A fianco della lotta dei lavoratori dei call center

In Italia gli operatori dei call center in outsourcing sono circa 80mila. In questo comparto dominano la precarietà, magri salari (600-800 euro al mese), ritmi di servizio pressanti. Nel settore è inoltre diffusa una politica degli appalti e dei subappalti al massimo ribasso che si traduce nell’erosione dei livelli normativi, salariali e occupazionali dei lavoratori e in delocalizzazioni verso paesi dove la manodopera è ancora a più buon mercato.

Alcuni esempi.

Sitel Italia Srl, ad aprile 2014, ha delocalizzato verso un call center multilingue di Belgrado, chiudendo la sede di Milano e licenziando quasi 200 lavoratori. Teleperformance ha annunciato la chiusura della sede di Taranto (2800 dipendenti, di cui 1000 lavoratori "a progetto") dopo aver delocalizzato i call center in Romania, Grecia e Portogallo. 4U Servizi, call center con sede a Palermo, ha spostato parte della produzione in Albania e dal 1° novembre 2014 130 lavoratori sono stati messi in cassa integrazione a zero ore. E-Care, dopo aver perso una delle sue principali commesse (quella con Fastweb che ha delocalizzato verso Tunisia, Albania e Romania), ha annunciato che il 31 dicembre 2014 chiuderà la sede di Cesano Boscone (Lombardia), 489 dipendenti.

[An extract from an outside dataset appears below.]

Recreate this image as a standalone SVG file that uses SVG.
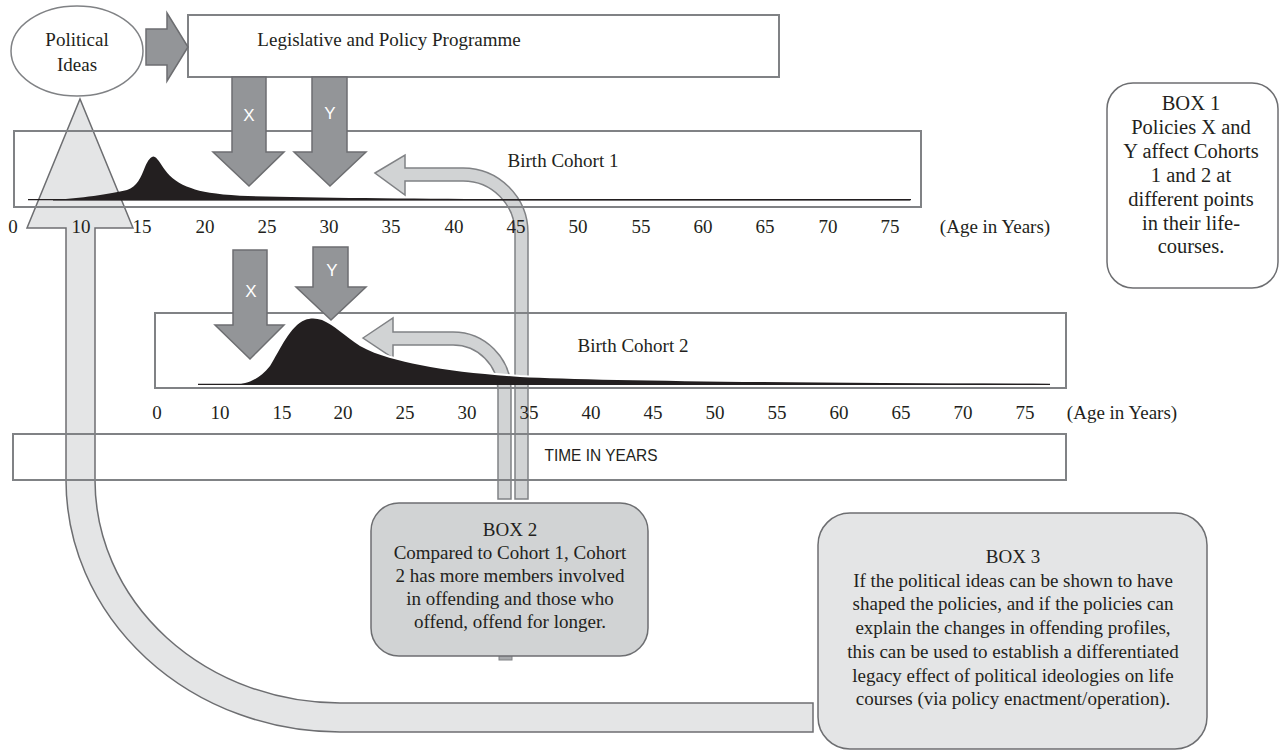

Questa situazione ha portato le federazioni di categoria di Cgil, Cisl e Uil a indire due partecipati scioperi, il 4 giugno e il 21 novembre 2014.

In concomitanza dello sciopero di giugno si è tenuta anche una nutrita e vivace manifestazione nazionale a Roma, che ha visto sfilare per le strade della capitale oltre 5 mila lavoratori e lavoratrici provenienti soprattutto (ma non solo) dal meridione. Al centro delle rivendicazioni sindacali vi è la richiesta di misure contro le gare d’appalto al ribasso, che obblighino le aziende che subentrano in un appalto a mantenere i livelli occupazionali e salariali preesistenti.

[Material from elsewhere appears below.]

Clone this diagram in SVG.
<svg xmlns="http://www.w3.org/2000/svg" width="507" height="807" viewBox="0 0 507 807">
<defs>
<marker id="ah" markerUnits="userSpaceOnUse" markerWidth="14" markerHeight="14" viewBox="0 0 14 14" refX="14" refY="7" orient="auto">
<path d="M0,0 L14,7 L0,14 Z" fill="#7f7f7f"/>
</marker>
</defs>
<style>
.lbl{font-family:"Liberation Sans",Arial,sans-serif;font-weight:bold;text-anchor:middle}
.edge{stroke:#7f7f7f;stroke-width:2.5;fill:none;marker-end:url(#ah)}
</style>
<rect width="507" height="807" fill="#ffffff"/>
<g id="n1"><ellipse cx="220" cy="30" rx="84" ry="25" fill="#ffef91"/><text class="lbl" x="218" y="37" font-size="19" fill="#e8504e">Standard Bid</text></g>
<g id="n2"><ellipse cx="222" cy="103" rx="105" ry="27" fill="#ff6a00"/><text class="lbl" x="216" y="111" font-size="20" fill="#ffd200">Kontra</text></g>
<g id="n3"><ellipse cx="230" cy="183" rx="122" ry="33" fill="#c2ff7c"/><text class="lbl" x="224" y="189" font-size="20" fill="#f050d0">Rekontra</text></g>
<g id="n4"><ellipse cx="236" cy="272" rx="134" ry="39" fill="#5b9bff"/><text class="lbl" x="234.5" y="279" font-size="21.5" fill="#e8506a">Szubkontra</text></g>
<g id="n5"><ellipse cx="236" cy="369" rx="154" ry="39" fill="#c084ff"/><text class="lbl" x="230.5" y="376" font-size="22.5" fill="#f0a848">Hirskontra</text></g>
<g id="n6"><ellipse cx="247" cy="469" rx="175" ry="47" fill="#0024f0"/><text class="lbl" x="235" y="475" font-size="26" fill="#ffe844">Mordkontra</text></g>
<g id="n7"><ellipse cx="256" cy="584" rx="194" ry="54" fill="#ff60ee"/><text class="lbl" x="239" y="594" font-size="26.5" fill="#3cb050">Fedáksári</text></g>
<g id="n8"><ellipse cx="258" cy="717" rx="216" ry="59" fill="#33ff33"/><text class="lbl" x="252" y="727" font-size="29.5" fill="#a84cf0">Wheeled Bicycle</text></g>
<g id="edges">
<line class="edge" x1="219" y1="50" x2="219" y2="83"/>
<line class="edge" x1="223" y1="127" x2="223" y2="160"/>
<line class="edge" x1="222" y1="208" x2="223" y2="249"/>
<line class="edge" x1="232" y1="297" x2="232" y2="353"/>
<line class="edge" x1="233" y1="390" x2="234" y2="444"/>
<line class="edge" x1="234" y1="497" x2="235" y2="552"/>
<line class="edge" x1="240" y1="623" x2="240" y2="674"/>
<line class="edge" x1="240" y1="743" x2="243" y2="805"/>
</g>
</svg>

Battersi con forza contro i licenziamenti in corso e minacciati, respingere i ricatti presentati dalle direzioni aziendali in alternativa alle delocalizzazioni, opporsi alle gare di appalto al ribasso è sacrosanto e la mobilitazione è l’unica arma in mano ai lavoratori per farlo. Ma questa mobilitazione non può contare sull’aiuto del governo Renzi o sull’applicazione da parte delle istituzioni europee della normativa sugli appalti 2001/23.

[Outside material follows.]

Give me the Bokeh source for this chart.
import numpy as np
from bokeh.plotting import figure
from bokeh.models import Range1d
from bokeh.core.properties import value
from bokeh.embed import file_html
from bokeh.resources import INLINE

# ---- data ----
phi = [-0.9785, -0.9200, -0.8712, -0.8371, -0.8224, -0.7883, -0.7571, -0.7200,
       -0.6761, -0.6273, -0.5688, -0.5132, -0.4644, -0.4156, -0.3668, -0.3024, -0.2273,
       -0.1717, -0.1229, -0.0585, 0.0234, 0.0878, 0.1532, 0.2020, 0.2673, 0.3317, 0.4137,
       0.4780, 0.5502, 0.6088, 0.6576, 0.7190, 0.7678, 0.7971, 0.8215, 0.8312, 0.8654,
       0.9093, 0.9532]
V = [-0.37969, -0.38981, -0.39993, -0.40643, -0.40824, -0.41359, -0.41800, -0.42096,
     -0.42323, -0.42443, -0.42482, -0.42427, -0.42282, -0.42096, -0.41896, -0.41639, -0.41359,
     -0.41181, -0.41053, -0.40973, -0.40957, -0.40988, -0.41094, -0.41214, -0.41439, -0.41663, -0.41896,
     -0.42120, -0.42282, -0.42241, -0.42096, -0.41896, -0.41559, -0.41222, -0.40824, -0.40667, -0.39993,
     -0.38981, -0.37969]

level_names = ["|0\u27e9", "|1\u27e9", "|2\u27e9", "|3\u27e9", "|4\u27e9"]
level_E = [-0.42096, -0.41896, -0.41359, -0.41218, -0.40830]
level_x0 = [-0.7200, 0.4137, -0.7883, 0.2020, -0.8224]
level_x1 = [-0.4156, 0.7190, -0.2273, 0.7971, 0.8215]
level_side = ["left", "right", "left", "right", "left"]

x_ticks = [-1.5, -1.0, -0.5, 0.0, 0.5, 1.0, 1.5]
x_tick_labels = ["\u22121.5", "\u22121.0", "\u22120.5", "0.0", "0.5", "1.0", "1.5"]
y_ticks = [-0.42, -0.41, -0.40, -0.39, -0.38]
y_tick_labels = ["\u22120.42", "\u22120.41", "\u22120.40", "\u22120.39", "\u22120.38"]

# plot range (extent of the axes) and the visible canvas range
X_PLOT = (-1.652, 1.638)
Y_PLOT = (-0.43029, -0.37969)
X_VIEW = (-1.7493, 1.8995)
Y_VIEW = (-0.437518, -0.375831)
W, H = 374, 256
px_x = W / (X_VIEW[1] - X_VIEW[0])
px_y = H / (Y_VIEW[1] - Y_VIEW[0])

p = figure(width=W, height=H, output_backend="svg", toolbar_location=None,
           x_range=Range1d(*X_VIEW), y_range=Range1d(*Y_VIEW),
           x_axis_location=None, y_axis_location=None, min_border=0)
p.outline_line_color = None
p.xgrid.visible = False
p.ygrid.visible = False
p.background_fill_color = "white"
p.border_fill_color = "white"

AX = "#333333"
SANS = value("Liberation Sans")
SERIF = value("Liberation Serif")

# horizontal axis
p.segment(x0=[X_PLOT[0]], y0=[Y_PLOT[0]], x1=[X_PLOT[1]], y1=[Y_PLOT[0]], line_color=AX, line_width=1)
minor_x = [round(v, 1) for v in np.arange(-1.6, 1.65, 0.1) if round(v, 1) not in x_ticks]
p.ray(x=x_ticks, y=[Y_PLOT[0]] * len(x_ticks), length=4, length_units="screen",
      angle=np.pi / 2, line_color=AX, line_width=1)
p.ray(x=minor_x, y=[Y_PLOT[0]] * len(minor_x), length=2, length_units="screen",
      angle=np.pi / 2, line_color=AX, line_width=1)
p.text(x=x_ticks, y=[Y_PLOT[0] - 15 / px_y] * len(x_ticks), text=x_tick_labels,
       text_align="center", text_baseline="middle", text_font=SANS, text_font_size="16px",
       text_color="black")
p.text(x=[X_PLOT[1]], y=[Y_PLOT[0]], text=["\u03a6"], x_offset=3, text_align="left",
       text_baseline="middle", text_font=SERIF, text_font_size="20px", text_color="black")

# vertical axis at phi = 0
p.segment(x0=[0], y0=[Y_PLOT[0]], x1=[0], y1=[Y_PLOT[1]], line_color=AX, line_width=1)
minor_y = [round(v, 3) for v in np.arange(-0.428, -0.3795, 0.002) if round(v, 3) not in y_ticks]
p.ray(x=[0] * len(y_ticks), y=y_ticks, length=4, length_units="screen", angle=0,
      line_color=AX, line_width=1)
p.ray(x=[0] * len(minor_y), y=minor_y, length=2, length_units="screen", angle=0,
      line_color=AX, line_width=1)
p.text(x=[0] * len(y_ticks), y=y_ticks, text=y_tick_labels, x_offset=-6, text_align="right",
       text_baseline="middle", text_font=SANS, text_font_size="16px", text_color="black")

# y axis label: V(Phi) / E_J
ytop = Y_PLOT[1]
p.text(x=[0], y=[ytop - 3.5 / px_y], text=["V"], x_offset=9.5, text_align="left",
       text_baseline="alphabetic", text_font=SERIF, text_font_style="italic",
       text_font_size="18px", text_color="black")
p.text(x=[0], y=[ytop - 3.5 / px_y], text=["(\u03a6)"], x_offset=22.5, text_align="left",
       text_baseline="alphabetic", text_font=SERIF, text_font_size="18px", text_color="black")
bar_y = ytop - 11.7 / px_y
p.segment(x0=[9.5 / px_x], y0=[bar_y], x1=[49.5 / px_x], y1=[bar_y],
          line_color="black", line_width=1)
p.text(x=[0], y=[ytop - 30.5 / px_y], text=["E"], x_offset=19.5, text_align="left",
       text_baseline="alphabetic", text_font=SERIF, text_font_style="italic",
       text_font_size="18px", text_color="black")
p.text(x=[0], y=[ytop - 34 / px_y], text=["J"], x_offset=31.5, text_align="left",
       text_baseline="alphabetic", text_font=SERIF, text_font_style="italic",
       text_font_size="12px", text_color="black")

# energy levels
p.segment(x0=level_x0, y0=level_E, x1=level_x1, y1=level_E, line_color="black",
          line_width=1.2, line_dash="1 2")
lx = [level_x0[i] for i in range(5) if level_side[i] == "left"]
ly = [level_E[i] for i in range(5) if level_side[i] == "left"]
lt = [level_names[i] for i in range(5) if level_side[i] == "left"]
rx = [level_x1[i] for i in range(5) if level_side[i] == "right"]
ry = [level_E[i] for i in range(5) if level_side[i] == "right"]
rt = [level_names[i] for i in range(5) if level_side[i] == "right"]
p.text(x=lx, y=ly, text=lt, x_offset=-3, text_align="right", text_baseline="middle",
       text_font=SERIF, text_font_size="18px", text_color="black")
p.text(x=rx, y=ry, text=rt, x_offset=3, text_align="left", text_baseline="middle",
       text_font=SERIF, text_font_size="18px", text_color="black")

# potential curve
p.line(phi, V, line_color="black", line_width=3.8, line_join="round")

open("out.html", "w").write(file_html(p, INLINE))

Primo: perché l’intera politica governativa, come il "Jobs act" dimostra, è finalizzata non a ridurre ma a generalizzare la precarietà. Secondo: perché, ammesso e non concesso che le istituzioni europee siano disposte a far rispettare l’attuale normativa, in un settore come quello dei call center dove il "servizio", per l’infrastruttura produttiva utilizzata, è intrinsecamente "volatile", esso può essere spostato senza violare i termini di legge laddove peggiori sono le condizioni dei lavoratori. Non si può tutelare il "lavoro italiano", come era scritto su alcuni cartelli della manifestazione di giugno, senza darsi da fare anche per tutelare quello "albanese", "rumeno", "argentino". Nel dar continuità alle mobilitazioni in atto, occorre, quindi, iniziare a riflettere sulla necessità di una battaglia (per nulla facile ma indispensabile) per la parificazione verso l’alto dei diritti e dei salari dei lavoratori di quelle nazioni che oggi sono terra di conquista delle aziende nostrane.